Task instructions: Give the data below again exactly as it stands. Omit the pictures.

Source excerpt:
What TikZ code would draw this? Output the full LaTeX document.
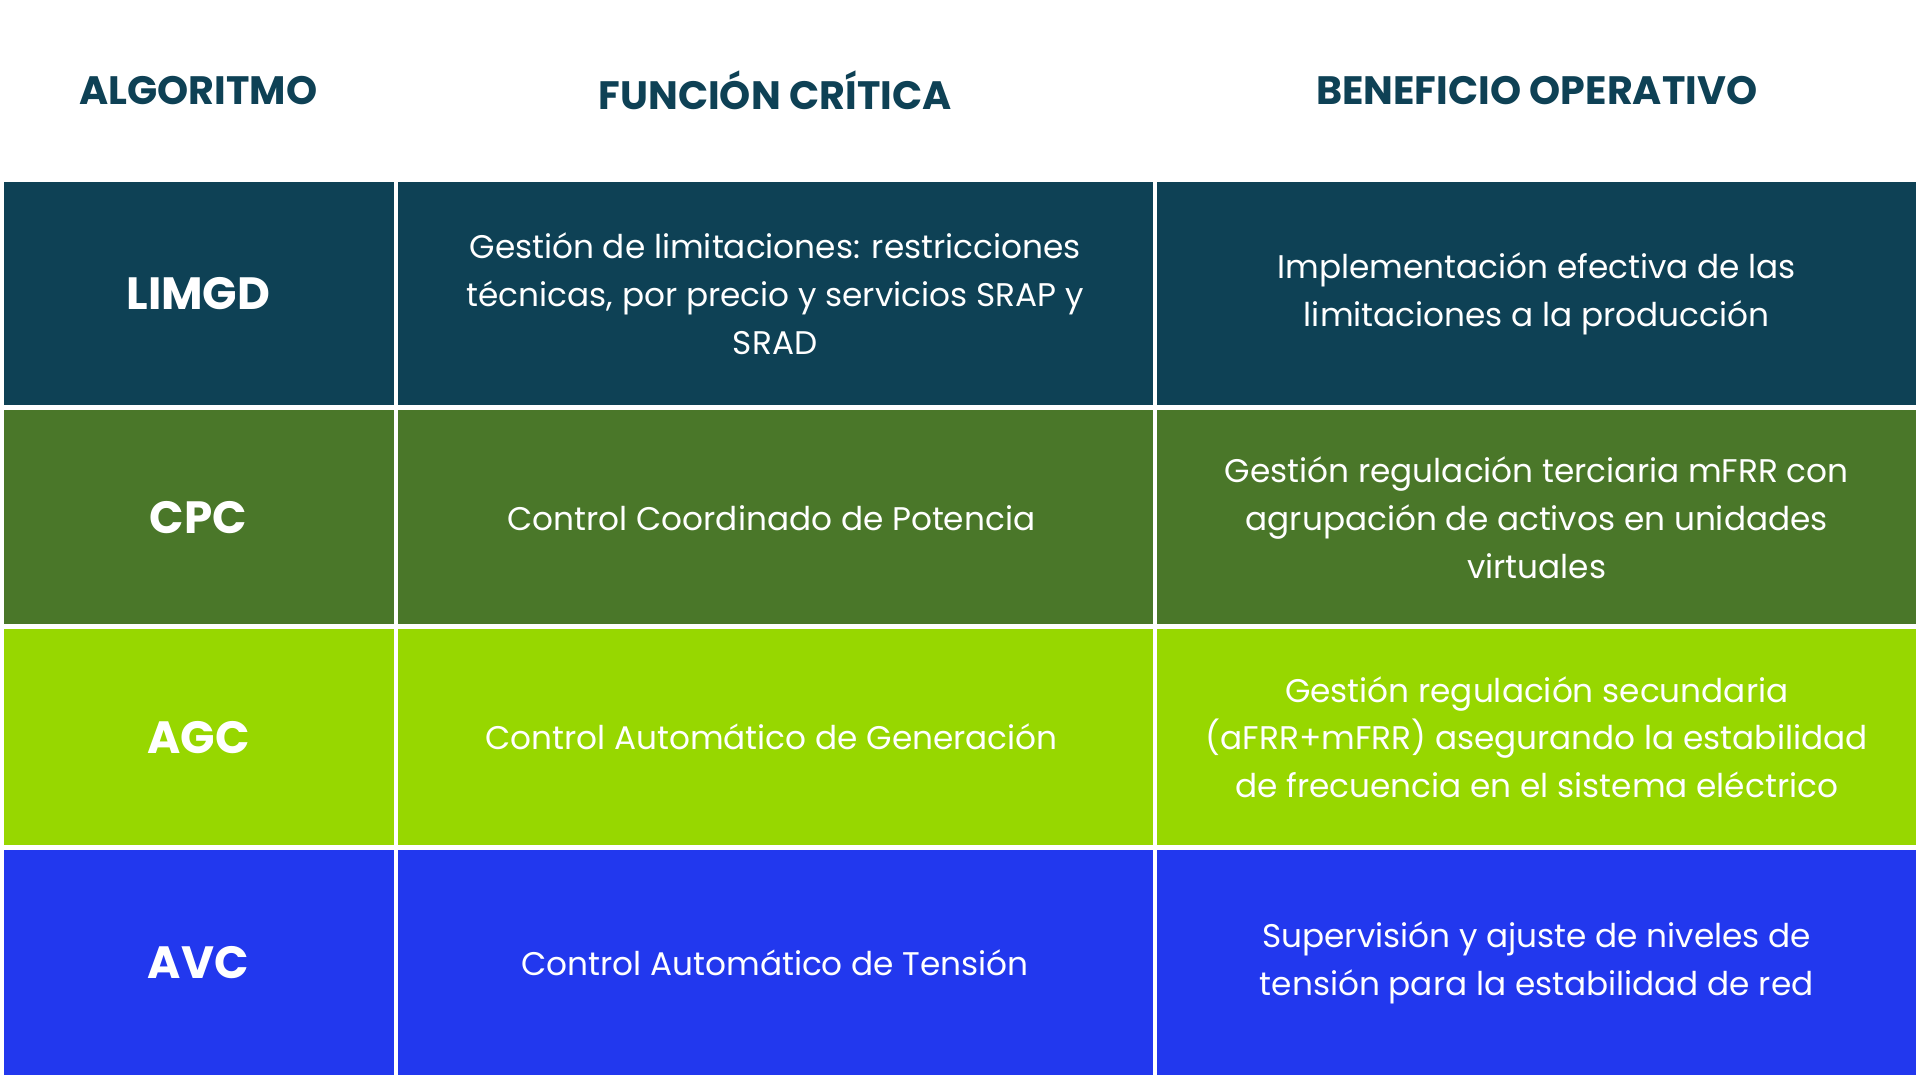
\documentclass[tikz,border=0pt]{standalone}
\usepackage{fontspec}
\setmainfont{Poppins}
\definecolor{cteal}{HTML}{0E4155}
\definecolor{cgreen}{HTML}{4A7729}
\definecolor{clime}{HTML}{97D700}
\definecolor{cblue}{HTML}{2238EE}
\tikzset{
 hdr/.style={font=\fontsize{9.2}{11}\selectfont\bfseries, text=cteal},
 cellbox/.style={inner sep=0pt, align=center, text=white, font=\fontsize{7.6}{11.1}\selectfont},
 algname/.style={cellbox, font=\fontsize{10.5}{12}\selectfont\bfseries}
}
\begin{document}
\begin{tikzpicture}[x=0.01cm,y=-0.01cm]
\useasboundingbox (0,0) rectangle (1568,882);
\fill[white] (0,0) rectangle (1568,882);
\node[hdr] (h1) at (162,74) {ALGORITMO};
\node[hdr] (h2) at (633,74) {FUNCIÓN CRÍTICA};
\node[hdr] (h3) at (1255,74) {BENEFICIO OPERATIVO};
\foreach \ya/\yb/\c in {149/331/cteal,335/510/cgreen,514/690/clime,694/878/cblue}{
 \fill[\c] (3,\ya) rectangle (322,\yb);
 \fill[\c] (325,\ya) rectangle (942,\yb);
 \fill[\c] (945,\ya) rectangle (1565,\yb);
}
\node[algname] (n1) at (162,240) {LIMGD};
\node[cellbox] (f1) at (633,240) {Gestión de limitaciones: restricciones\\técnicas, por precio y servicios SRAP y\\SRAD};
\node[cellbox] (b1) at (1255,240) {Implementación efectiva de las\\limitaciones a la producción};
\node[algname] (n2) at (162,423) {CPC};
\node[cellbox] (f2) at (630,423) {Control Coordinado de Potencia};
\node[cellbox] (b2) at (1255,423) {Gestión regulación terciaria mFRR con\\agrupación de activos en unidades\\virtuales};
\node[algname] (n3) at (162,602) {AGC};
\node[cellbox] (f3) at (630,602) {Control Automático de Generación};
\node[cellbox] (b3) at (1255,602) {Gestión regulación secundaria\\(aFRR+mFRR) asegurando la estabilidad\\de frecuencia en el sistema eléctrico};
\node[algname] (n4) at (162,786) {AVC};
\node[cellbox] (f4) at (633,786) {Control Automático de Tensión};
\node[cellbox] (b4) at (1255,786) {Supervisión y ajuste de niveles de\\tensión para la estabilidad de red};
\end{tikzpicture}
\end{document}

Reply:
What TikZ code would draw this? Output the full LaTeX document.
\documentclass[tikz,border=0pt]{standalone}
\usepackage{fontspec}
\setmainfont{Poppins}
\definecolor{cteal}{HTML}{0E4155}
\definecolor{cgreen}{HTML}{4A7729}
\definecolor{clime}{HTML}{97D700}
\definecolor{cblue}{HTML}{2238EE}
\tikzset{
 hdr/.style={font=\fontsize{9.2}{11}\selectfont\bfseries, text=cteal},
 cellbox/.style={inner sep=0pt, align=center, text=white, font=\fontsize{7.6}{11.1}\selectfont},
 algname/.style={cellbox, font=\fontsize{10.5}{12}\selectfont\bfseries}
}
\begin{document}
\begin{tikzpicture}[x=0.01cm,y=-0.01cm]
\useasboundingbox (0,0) rectangle (1568,882);
\fill[white] (0,0) rectangle (1568,882);
\node[hdr] (h1) at (162,74) {ALGORITMO};
\node[hdr] (h2) at (633,74) {FUNCIÓN CRÍTICA};
\node[hdr] (h3) at (1255,74) {BENEFICIO OPERATIVO};
\foreach \ya/\yb/\c in {149/331/cteal,335/510/cgreen,514/690/clime,694/878/cblue}{
 \fill[\c] (3,\ya) rectangle (322,\yb);
 \fill[\c] (325,\ya) rectangle (942,\yb);
 \fill[\c] (945,\ya) rectangle (1565,\yb);
}
\node[algname] (n1) at (162,240) {LIMGD};
\node[cellbox] (f1) at (633,240) {Gestión de limitaciones: restricciones\\técnicas, por precio y servicios SRAP y\\SRAD};
\node[cellbox] (b1) at (1255,240) {Implementación efectiva de las\\limitaciones a la producción};
\node[algname] (n2) at (162,423) {CPC};
\node[cellbox] (f2) at (630,423) {Control Coordinado de Potencia};
\node[cellbox] (b2) at (1255,423) {Gestión regulación terciaria mFRR con\\agrupación de activos en unidades\\virtuales};
\node[algname] (n3) at (162,602) {AGC};
\node[cellbox] (f3) at (630,602) {Control Automático de Generación};
\node[cellbox] (b3) at (1255,602) {Gestión regulación secundaria\\(aFRR+mFRR) asegurando la estabilidad\\de frecuencia en el sistema eléctrico};
\node[algname] (n4) at (162,786) {AVC};
\node[cellbox] (f4) at (633,786) {Control Automático de Tensión};
\node[cellbox] (b4) at (1255,786) {Supervisión y ajuste de niveles de\\tensión para la estabilidad de red};
\end{tikzpicture}
\end{document}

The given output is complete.